Jim Jarmusch's most-recent feature, his first (fictional) one since The Dead Don't Die (2019), and therefore inevitable. He wrote and directed, and pulled a few of his usual ensemble. In two sittings due to banality.
The film is comprised of three vignettes, all gentle, unfunny comedies of manners, involving familial obligations that seem so obsolescent in these days of low and no contact. Tom Waits leads in the first as Father. I did not enjoy Mayim Bialik or Adam Driver's performances as his kids and spent most of it thinking that Jarmusch missed a trick by not casting Lily Tomlin as his wife. The ending just emphasised that the whole thing was skew-whiff. Next up matriarch author Charlotte Rampling was Mother, hosting an afternoon tea. Cate Blanchett has a nothing role as one of her daughters; at least Vicky Krieps as the other seemed to have some fun. Finally Indya Moore and Luka Sabbat played Sister Brother. Nobody covered themselves in glory.

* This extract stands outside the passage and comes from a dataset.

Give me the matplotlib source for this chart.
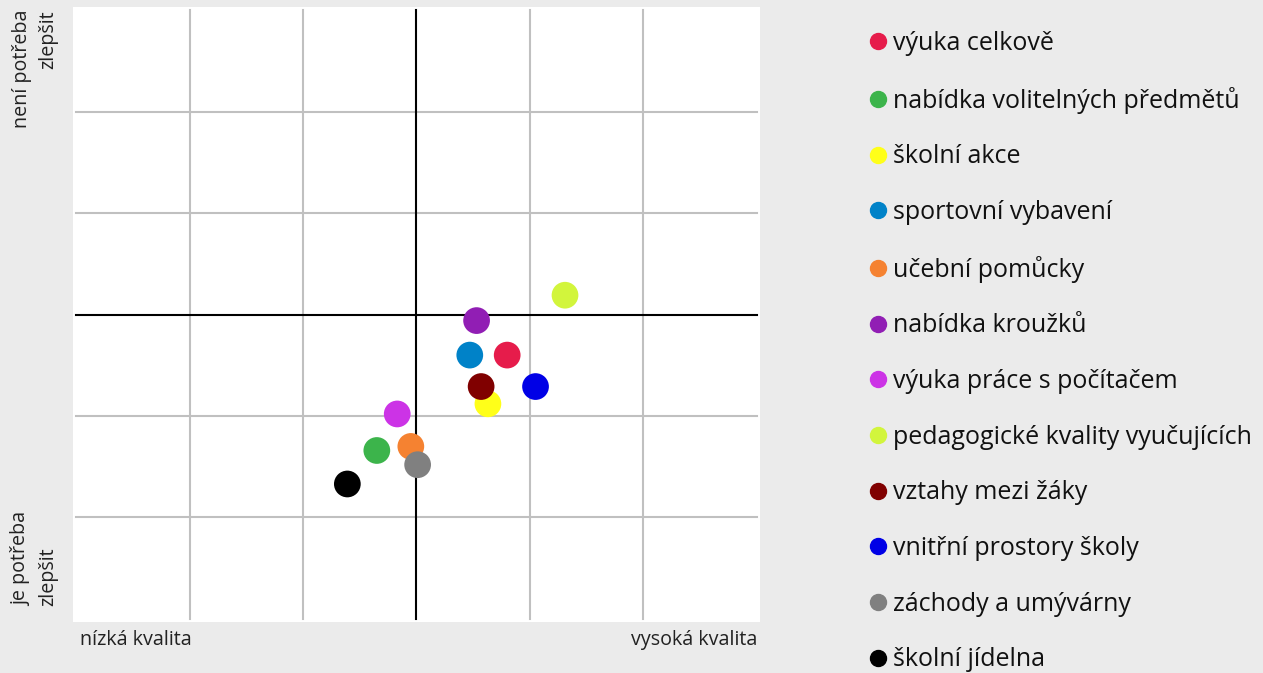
import numpy as np
import matplotlib
matplotlib.use("Agg")
import matplotlib.pyplot as plt
from matplotlib.lines import Line2D

plt.rcParams['font.family'] = ['Open Sans', 'DejaVu Sans']

labels = ['výuka celkově', 'nabídka volitelných předmětů', 'školní akce',
          'sportovní vybavení', 'učební pomůcky', 'nabídka kroužků',
          'výuka práce s počítačem', 'pedagogické kvality vyučujících',
          'vztahy mezi žáky', 'vnitřní prostory školy',
          'záchody a umývárny', 'školní jídelna']
kvalita = [0.80, -0.35, 0.63, 0.47, -0.05, 0.53, -0.17, 1.31, 0.57, 1.05, 0.01, -0.61]
potreba = [-0.40, -1.34, -0.88, -0.40, -1.30, -0.06, -0.98, 0.19, -0.71, -0.71, -1.48, -1.67]
colors = ['#e61c4b', '#3cb44b', '#ffff19', '#0082c8', '#f58231', '#911eb4',
          '#cc33e6', '#d2f53c', '#800000', '#0000e6', '#808080', '#000000']

bg = '#ebebeb'
fig = plt.figure(figsize=(12.63, 6.73), dpi=100, facecolor=bg)
ax = fig.add_axes([73/1263, 51/673, 687/1263, 615/673])
ax.set_facecolor('white')
lim = 3.03
ax.set_xlim(-lim, lim)
ax.set_ylim(-lim, lim)

for v in [-2, -1, 1, 2]:
    ax.plot([v, v], [-3, 3], color='#c0c0c0', lw=1.5, zorder=1)
    ax.plot([-3, 3], [v, v], color='#c0c0c0', lw=1.5, zorder=1)
ax.plot([0, 0], [-3, 3], color='black', lw=1.5, zorder=2)
ax.plot([-3, 3], [0, 0], color='black', lw=1.5, zorder=2)

for x, y, c in zip(kvalita, potreba, colors):
    ax.scatter(x, y, s=370, color=c, edgecolors='none', zorder=3)

ax.set_xticks([])
ax.set_yticks([])
for s in ax.spines.values():
    s.set_visible(False)

fs = 14.2
fig.text(80/1263, 1 - 640/673, 'nízká kvalita', fontsize=fs, color='#222222',
         ha='left', va='center')
fig.text(757/1263, 1 - 640/673, 'vysoká kvalita', fontsize=fs, color='#222222',
         ha='right', va='center')
fig.text(35/1263, 1 - 10/673, 'není potřeba\nzlepšit', fontsize=fs, color='#222222',
         rotation=90, ha='center', va='top', multialignment='right', linespacing=1.45)
fig.text(35/1263, 1 - 606/673, 'je potřeba\nzlepšit', fontsize=fs, color='#222222',
         rotation=90, ha='center', va='bottom', multialignment='left', linespacing=1.45)

handles = [Line2D([], [], marker='o', ls='none', color=c, markersize=11.5) for c in colors]
leg = fig.legend(handles, labels, loc='upper left', bbox_to_anchor=(870.5/1263, 1 - 31/673),
                 frameon=False, fontsize=18, labelspacing=1.227, handlelength=0.6,
                 handletextpad=0.30, borderpad=0, borderaxespad=0)
for t in leg.get_texts():
    t.set_color('#111111')

fig.savefig('out.png', dpi=100, facecolor=bg)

The entirety reeks of mortality. It sort-of wanted to go where Happiness (1998) and Festen (1998) awkwardly did but is mostly just boring; I was more bored by this than by The Limits of Control (2009). The nostalgia for skating seemed so quaint. The repeated/shared motifs were trite. Apparently Jarmusch did not do the soundtrack.
Ben Kenigsberg at the New York Times. Peter Bradshaw: four stars. I wish I'd seen what they did.